Figure scripts
☆ ☆ ☆ ☆ ☆ ☆ ☆
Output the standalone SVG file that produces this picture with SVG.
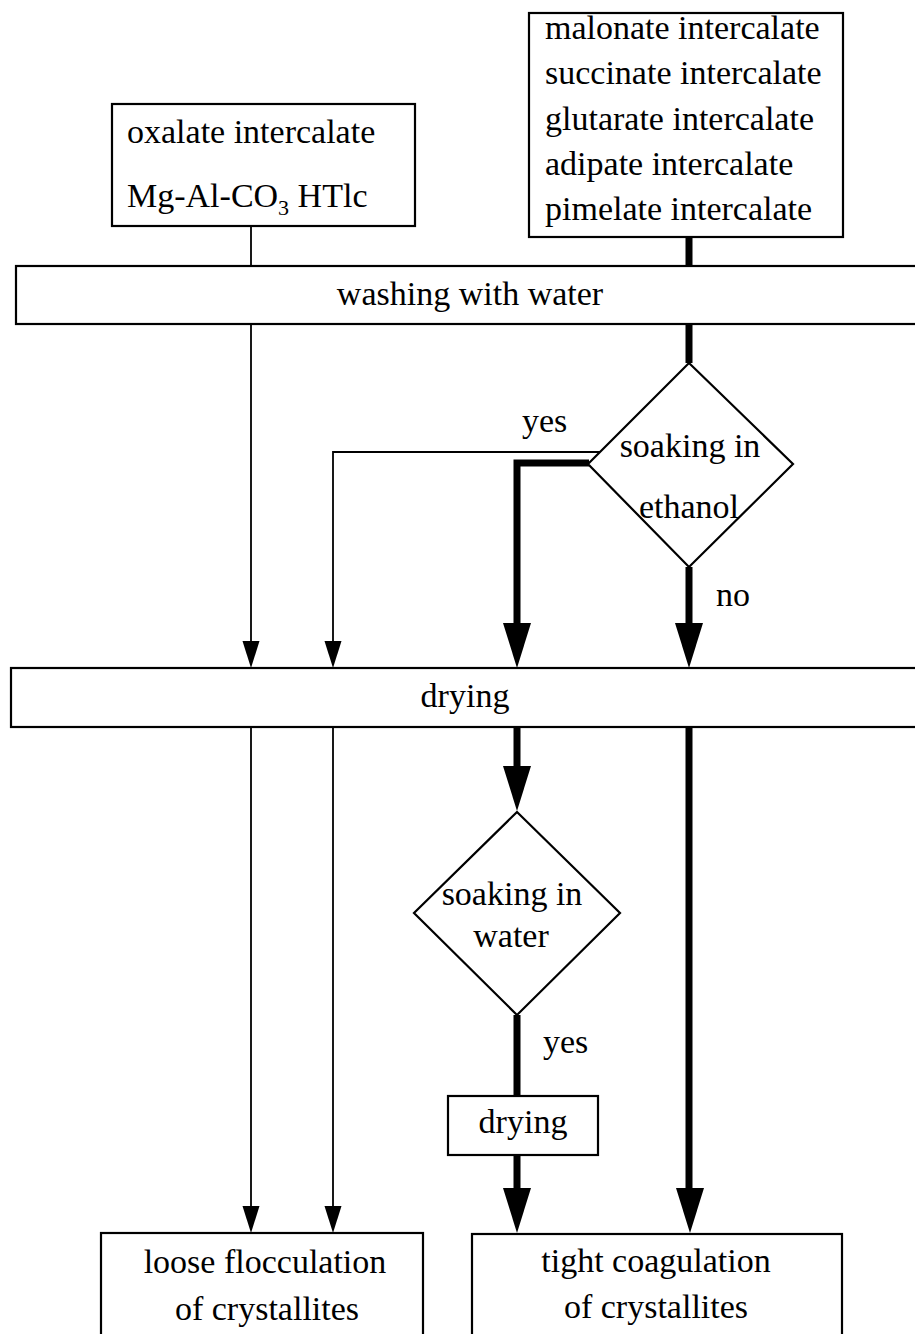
<svg xmlns="http://www.w3.org/2000/svg" width="915" height="1334" viewBox="0 0 915 1334">
<style>
.box{fill:#fff;stroke:#000;stroke-width:2.2}
.t{font-family:"Liberation Serif","Times New Roman",serif;font-size:34px;fill:#000}
.c{text-anchor:middle}
.thin{fill:none;stroke:#000;stroke-width:1.8}
.thick{fill:none;stroke:#000;stroke-width:7}
.ah{fill:#000;stroke:none}
</style>
<rect width="915" height="1334" fill="#fff"/>
<g id="connectors">
<path class="thin" d="M251,226 V266 M251,324 V645 M251,727 V1210"/>
<polygon class="ah" points="242.5,641 259.5,641 251,668"/>
<polygon class="ah" points="242.5,1206 259.5,1206 251,1233"/>
<path class="thin" d="M600,452 H333 V645 M333,727 V1210"/>
<polygon class="ah" points="324.5,641 341.5,641 333,668"/>
<polygon class="ah" points="324.5,1206 341.5,1206 333,1233"/>
<path class="thick" d="M689,237 V266 M689,324 V363"/>
<path class="thick" d="M589,463 H517 V630"/>
<polygon class="ah" points="503,623 531,623 517,668"/>
<path class="thick" d="M689,567 V630 M689,727 V1195"/>
<polygon class="ah" points="675,623 703,623 689,668"/>
<polygon class="ah" points="676,1188 704,1188 690,1233"/>
<path class="thick" d="M517,727 V775"/>
<polygon class="ah" points="503,766 531,766 517,811"/>
<path class="thick" d="M517,1015 V1096 M517,1155 V1195"/>
<polygon class="ah" points="503,1188 531,1188 517,1233"/>
</g>
<g id="oxalate">
<rect class="box" x="112" y="104" width="303" height="122"/>
<text class="t" x="127" y="143">oxalate intercalate</text>
<text class="t" x="127" y="207">Mg-Al-CO<tspan font-size="22" dy="8">3</tspan><tspan dy="-8"> HTlc</tspan></text>
</g>
<g id="dicarboxylates">
<rect class="box" x="529" y="13" width="314" height="224"/>
<text class="t" x="545" y="39">malonate intercalate</text>
<text class="t" x="545" y="84">succinate intercalate</text>
<text class="t" x="545" y="130">glutarate intercalate</text>
<text class="t" x="545" y="175">adipate intercalate</text>
<text class="t" x="545" y="220">pimelate intercalate</text>
</g>
<g id="washing">
<rect class="box" x="16" y="266" width="920" height="58"/>
<text class="t c" x="470" y="305">washing with water</text>
</g>
<g id="ethanol-decision">
<polygon class="box" points="689,363 793,464 689,567 588,464"/>
<text class="t c" x="690" y="457">soaking in</text>
<text class="t c" x="689" y="518">ethanol</text>
<text class="t" x="522" y="432">yes</text>
<text class="t" x="716" y="606">no</text>
</g>
<g id="drying">
<rect class="box" x="11" y="668" width="925" height="59"/>
<text class="t c" x="465" y="707">drying</text>
</g>
<g id="water-decision">
<polygon class="box" points="517,812 620,913 517,1015 414,913"/>
<text class="t c" x="512" y="905">soaking in</text>
<text class="t c" x="511" y="947">water</text>
<text class="t" x="543" y="1053">yes</text>
</g>
<g id="drying2">
<rect class="box" x="448" y="1096" width="150" height="59"/>
<text class="t c" x="523" y="1133">drying</text>
</g>
<g id="loose">
<rect class="box" x="101" y="1233" width="322" height="110"/>
<text class="t c" x="265" y="1273">loose flocculation</text>
<text class="t c" x="267" y="1320">of crystallites</text>
</g>
<g id="tight">
<rect class="box" x="472" y="1234" width="370" height="110"/>
<text class="t c" x="656" y="1272">tight coagulation</text>
<text class="t c" x="656" y="1318">of crystallites</text>
</g>
</svg>
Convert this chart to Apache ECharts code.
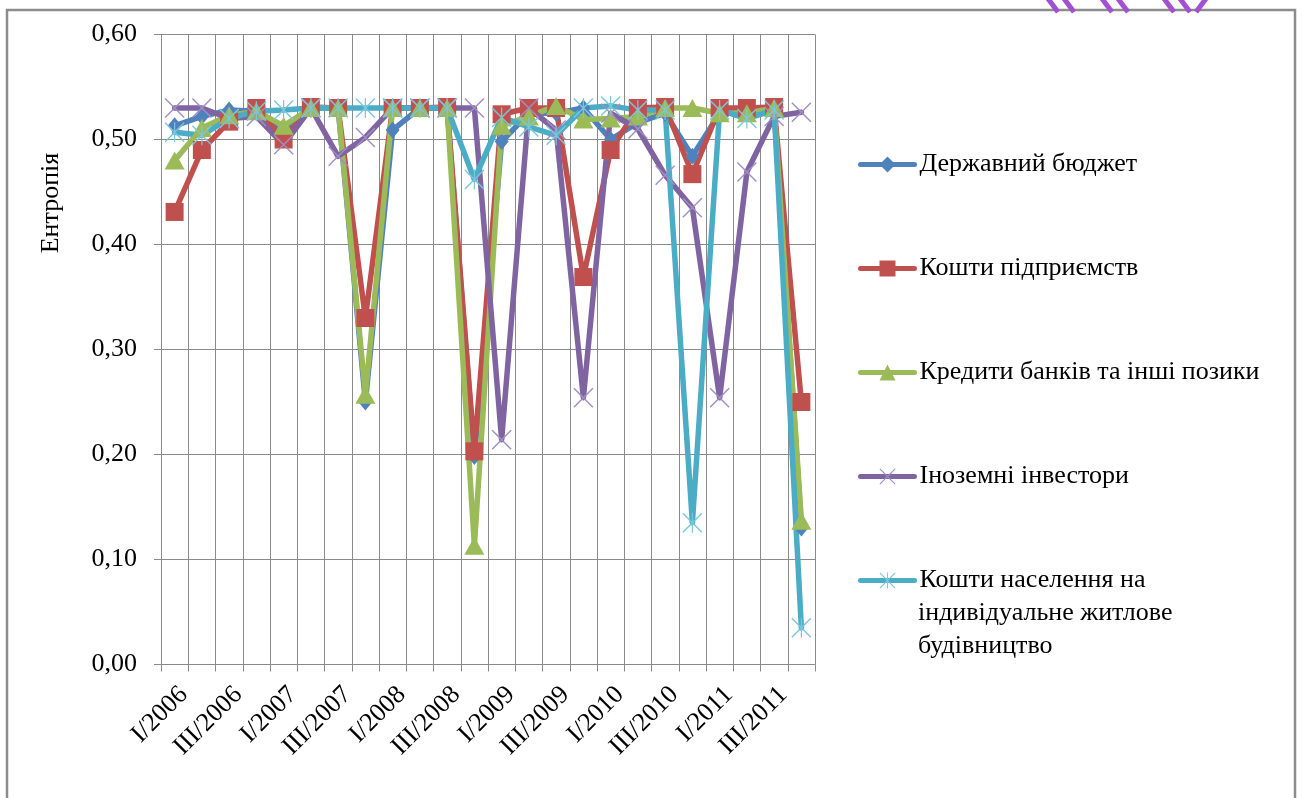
<!DOCTYPE html>
<html>
<head>
<meta charset="utf-8">
<script src="https://cdn.jsdelivr.net/npm/echarts@6/dist/echarts.min.js"></script>
<style>
  html, body { margin: 0; padding: 0; background: #fff; }
  #chart { width: 1302px; height: 798px; }
</style>
</head>
<body>
<div id="chart"></div>
<script>
// Quarterly periods 2006–2011
const quarters = [
  'I/2006', 'II/2006', 'III/2006', 'IV/2006',
  'I/2007', 'II/2007', 'III/2007', 'IV/2007',
  'I/2008', 'II/2008', 'III/2008', 'IV/2008',
  'I/2009', 'II/2009', 'III/2009', 'IV/2009',
  'I/2010', 'II/2010', 'III/2010', 'IV/2010',
  'I/2011', 'II/2011', 'III/2011', 'IV/2011'
];

// Entropy by source of financing
const stateBudget      = [0.513, 0.522, 0.528, 0.527, 0.505, 0.530, 0.530, 0.250, 0.509, 0.530, 0.530, 0.198,
                          0.498, 0.525, 0.525, 0.530, 0.500, 0.516, 0.525, 0.484, 0.525, 0.525, 0.530, 0.130];
const enterpriseFunds  = [0.431, 0.490, 0.517, 0.530, 0.500, 0.531, 0.530, 0.330, 0.530, 0.530, 0.531, 0.203,
                          0.524, 0.530, 0.530, 0.369, 0.490, 0.530, 0.531, 0.467, 0.530, 0.530, 0.531, 0.250];
const bankLoans        = [0.480, 0.511, 0.523, 0.527, 0.513, 0.530, 0.530, 0.257, 0.530, 0.530, 0.530, 0.113,
                          0.513, 0.522, 0.532, 0.519, 0.520, 0.522, 0.530, 0.530, 0.525, 0.525, 0.530, 0.137];
const foreignInvestors = [0.530, 0.530, 0.520, 0.522, 0.495, 0.530, 0.484, 0.502, 0.530, 0.530, 0.530, 0.530,
                          0.214, 0.530, 0.509, 0.254, 0.525, 0.510, 0.466, 0.435, 0.254, 0.469, 0.522, 0.526];
const householdFunds   = [0.507, 0.504, 0.520, 0.527, 0.528, 0.530, 0.530, 0.530, 0.530, 0.530, 0.530, 0.462,
                          0.521, 0.512, 0.504, 0.530, 0.532, 0.528, 0.528, 0.135, 0.528, 0.520, 0.528, 0.035];

const seriesNames = [
  'Державний бюджет',
  'Кошти підприємств',
  'Кредити банків та інші позики',
  'Іноземні інвестори',
  'Кошти населення на індивідуальне житлове будівництво'
];

const FONT = "'Liberation Serif', 'DejaVu Serif', serif";
const FONT_SIZE = 26;
const GRID_COLOR = '#8a8a8a';

// thin X and asterisk markers as filled paths
const crossPath = 'path://M0,1 L1,0 L20,19 L19,20 Z M19,0 L20,1 L1,20 L0,19 Z';
const starPath  = 'path://M0,1 L1,0 L20,19 L19,20 Z M19,0 L20,1 L1,20 L0,19 Z M9.4,0 L10.6,0 L10.6,20 L9.4,20 Z';

function makeSeries(name, data, color, markColor, symbol, size) {
  return {
    name: name,
    type: 'line',
    data: data,
    symbol: symbol,
    symbolSize: size,
    showAllSymbol: true,
    lineStyle: { color: color, width: 5.5, cap: 'round', join: 'round' },
    itemStyle: { color: markColor, borderWidth: 0 },
    emphasis: { disabled: true }
  };
}

const chart = echarts.init(document.getElementById('chart'), null, { renderer: 'canvas' });

chart.setOption({
  animation: false,
  backgroundColor: '#ffffff',
  textStyle: { fontFamily: FONT },
  grid: { left: 161, top: 34.5, width: 654, height: 630 },
  legend: {
    orient: 'vertical',
    left: 858,
    top: 149,
    padding: 0,
    itemWidth: 54,
    itemHeight: 20,
    itemGap: 73,
    lineStyle: { width: 5 },
    textStyle: { fontFamily: FONT, fontSize: FONT_SIZE, color: '#000', lineHeight: 31 },
    formatter: function (name) {
      return name === seriesNames[4] ? 'Кошти населення на' : name;
    },
    data: seriesNames
  },
  xAxis: {
    type: 'category',
    data: quarters,
    boundaryGap: true,
    axisLine: { show: true, lineStyle: { color: GRID_COLOR, width: 1 } },
    axisTick: { show: true, interval: 0, length: 7, lineStyle: { color: GRID_COLOR } },
    splitLine: { show: true, interval: 0, lineStyle: { color: GRID_COLOR, width: 1 } },
    axisLabel: {
      interval: 1,
      rotate: 45,
      margin: 17,
      verticalAlign: 'top',
      fontFamily: FONT,
      fontSize: FONT_SIZE,
      color: '#000'
    }
  },
  yAxis: {
    type: 'value',
    min: 0,
    max: 0.6,
    interval: 0.1,
    axisLine: { show: true, lineStyle: { color: GRID_COLOR, width: 1 } },
    axisTick: { show: true, length: 7, lineStyle: { color: GRID_COLOR } },
    splitLine: { show: true, lineStyle: { color: GRID_COLOR, width: 1 } },
    axisLabel: {
      margin: 24,
      fontFamily: FONT,
      fontSize: FONT_SIZE,
      color: '#000',
      formatter: function (v) { return v.toFixed(2).replace('.', ','); }
    }
  },
  series: [
    makeSeries(seriesNames[0], stateBudget,      '#4f81bd', '#4f81bd', 'diamond',  [14, 17]),
    makeSeries(seriesNames[1], enterpriseFunds,  '#c0504d', '#c0504d', 'rect',     18),
    makeSeries(seriesNames[2], bankLoans,        '#9bbb59', '#9bbb59', 'triangle', [20, 18]),
    makeSeries(seriesNames[3], foreignInvestors, '#8064a2', '#a08fc4', crossPath,  20),
    makeSeries(seriesNames[4], householdFunds,   '#4bacc6', '#7cc6da', starPath,   20)
  ],
  graphic: [
    // chart frame
    {
      type: 'rect',
      shape: { x: 7, y: 10, width: 1288, height: 800 },
      style: { fill: null, stroke: '#8c8c8c', lineWidth: 2.5 },
      z: 0, silent: true
    },
    // axis title
    {
      type: 'text',
      x: 51, y: 203,
      rotation: Math.PI / 2,
      style: { text: 'Ентропія', font: FONT_SIZE + 'px ' + FONT, fill: '#000', align: 'center', verticalAlign: 'middle' },
      silent: true
    },
    // continuation lines of the last legend entry
    {
      type: 'text',
      x: 918, y: 613,
      style: { text: 'індивідуальне житлове', font: FONT_SIZE + 'px ' + FONT, fill: '#000', align: 'left', verticalAlign: 'middle' },
      silent: true
    },
    {
      type: 'text',
      x: 918, y: 646,
      style: { text: 'будівництво', font: FONT_SIZE + 'px ' + FONT, fill: '#000', align: 'left', verticalAlign: 'middle' },
      silent: true
    },
    // decorative ribbon at the top edge
    {
      type: 'group',
      silent: true,
      children: [
        { type: 'polyline', shape: { points: [[1046, -4], [1058, 12]] }, style: { stroke: '#a24fd0', lineWidth: 5, fill: null } },
        { type: 'polyline', shape: { points: [[1062, -4], [1074, 12]] }, style: { stroke: '#a24fd0', lineWidth: 5, fill: null } },
        { type: 'polyline', shape: { points: [[1100, -4], [1112, 12]] }, style: { stroke: '#a24fd0', lineWidth: 5, fill: null } },
        { type: 'polyline', shape: { points: [[1116, -4], [1128, 12]] }, style: { stroke: '#a24fd0', lineWidth: 5, fill: null } },
        { type: 'polyline', shape: { points: [[1162, -4], [1174, 12]] }, style: { stroke: '#a24fd0', lineWidth: 5, fill: null } },
        { type: 'polyline', shape: { points: [[1178, -4], [1190, 12]] }, style: { stroke: '#a24fd0', lineWidth: 5, fill: null } },
        { type: 'polyline', shape: { points: [[1196, 12], [1208, -4]] }, style: { stroke: '#a24fd0', lineWidth: 5, fill: null } }
      ]
    }
  ]
});
</script>
</body>
</html>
☆ ☆ ☆ ☆ ☆ ☆ ☆
TASK GOAL: Search the records for the word "with" and copy every line where it occurs.

RESPONSE:
Output the standalone SVG file that produces this picture with SVG.
<text class="t c" x="470" y="305">washing with water</text>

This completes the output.